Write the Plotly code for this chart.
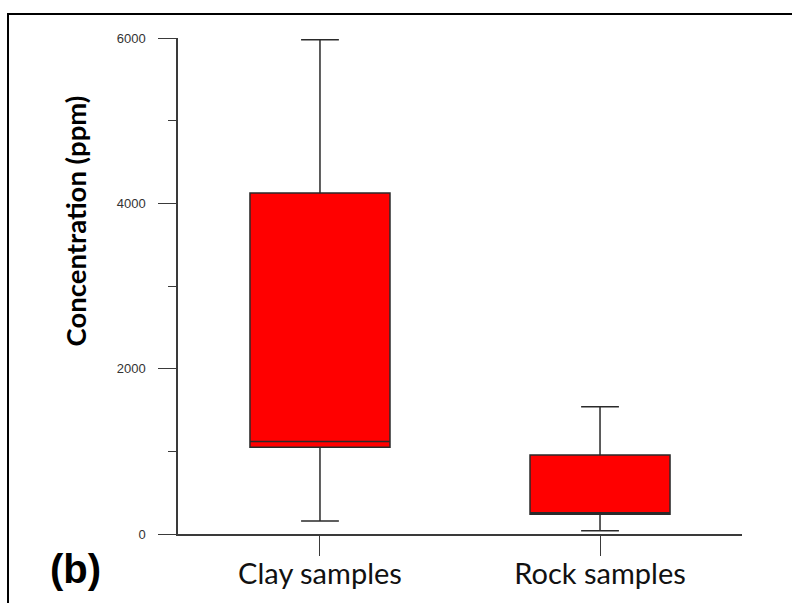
import plotly.graph_objects as go

# Box-plot summary statistics (ppm)
categories = ["Clay samples", "Rock samples"]
lower_whisker = [157, 40]
q1_values = [1050, 238]
median_values = [1120, 258]
q3_values = [4125, 955]
upper_whisker = [5980, 1540]

y_tick_values = [0, 2000, 4000, 6000]
y_tick_labels = ["0", "2000", "4000", "6000"]

fig = go.Figure()
fig.add_trace(go.Box(
    x=categories,
    q1=q1_values,
    median=median_values,
    q3=q3_values,
    lowerfence=lower_whisker,
    upperfence=upper_whisker,
    boxpoints=False,
    width=0.5,
    whiskerwidth=0.27,
    fillcolor="#ff0000",
    line=dict(color="#2a2a2a", width=1.5),
    showlegend=False,
    hoverinfo="skip",
))

fig.update_layout(
    width=792,
    height=603,
    margin=dict(l=178, r=50, t=38, b=69),
    paper_bgcolor="white",
    plot_bgcolor="white",
    xaxis=dict(
        type="category",
        range=[-0.507, 1.507],
        automargin=False,
        showline=True,
        linecolor="#3a3a3a",
        linewidth=1.5,
        ticks="outside",
        ticklen=20,
        tickwidth=1.2,
        tickcolor="#3a3a3a",
        ticklabelstandoff=-7,
        showgrid=False,
        zeroline=False,
        tickfont=dict(family="Lato", size=29, color="#111111"),
    ),
    yaxis=dict(
        range=[0, 6000],
        automargin=False,
        tickvals=y_tick_values,
        ticktext=y_tick_labels,
        showline=True,
        linecolor="#3a3a3a",
        linewidth=1.5,
        ticks="outside",
        ticklen=18,
        tickwidth=1.2,
        tickcolor="#3a3a3a",
        ticklabelstandoff=10,
        minor=dict(dtick=1000, ticks="outside", ticklen=8, tickwidth=1.2,
                   tickcolor="#3a3a3a", showgrid=False),
        showgrid=False,
        zeroline=False,
        tickfont=dict(family="Liberation Sans", size=13, color="#333333"),
    ),
    shapes=[
        # outer panel frame
        dict(type="rect", xref="paper", yref="paper",
             x0=-0.3014, x1=1.6, y0=-0.6, y1=1.0484,
             line=dict(color="black", width=2), fillcolor="rgba(0,0,0,0)",
             layer="below"),
    ],
    annotations=[
        dict(text="<b>Concentration (ppm)</b>", textangle=-90,
             xref="paper", yref="paper", x=-0.182, y=0.631,
             xanchor="center", yanchor="middle", showarrow=False,
             font=dict(family="Lato", size=27.5, color="black")),
        dict(text="<b>(b)</b>", xref="paper", yref="paper",
             x=-0.181, y=-0.07, xanchor="center", yanchor="middle",
             showarrow=False,
             font=dict(family="Liberation Sans", size=40, color="black")),
    ],
)

fig.write_html("out.html")
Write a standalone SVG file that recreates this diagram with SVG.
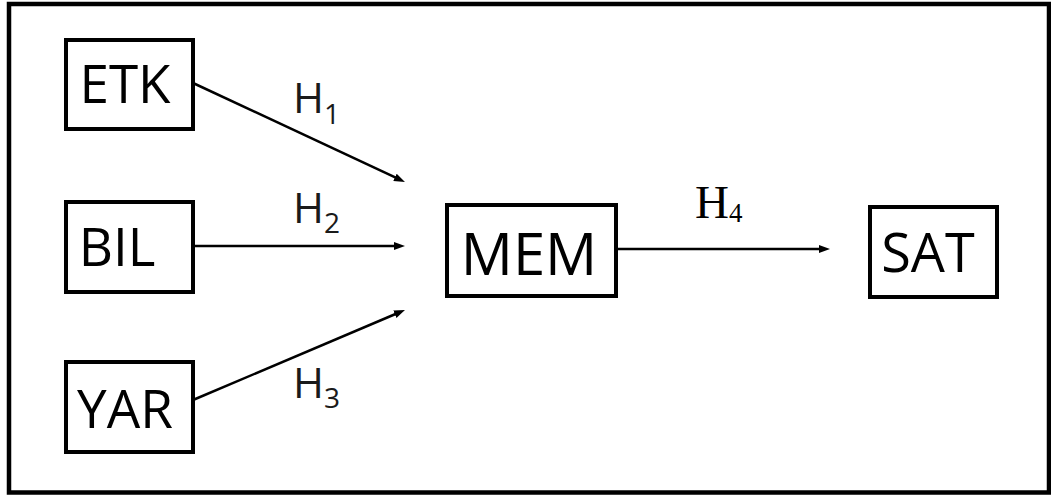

####################

WORK TO COMPLETE:
Identify every line holding the word "this" and copy it out.

CORRECT ANSWER:
Write the Plotly code for this chart.
Write a standalone SVG file that recreates this diagram with SVG.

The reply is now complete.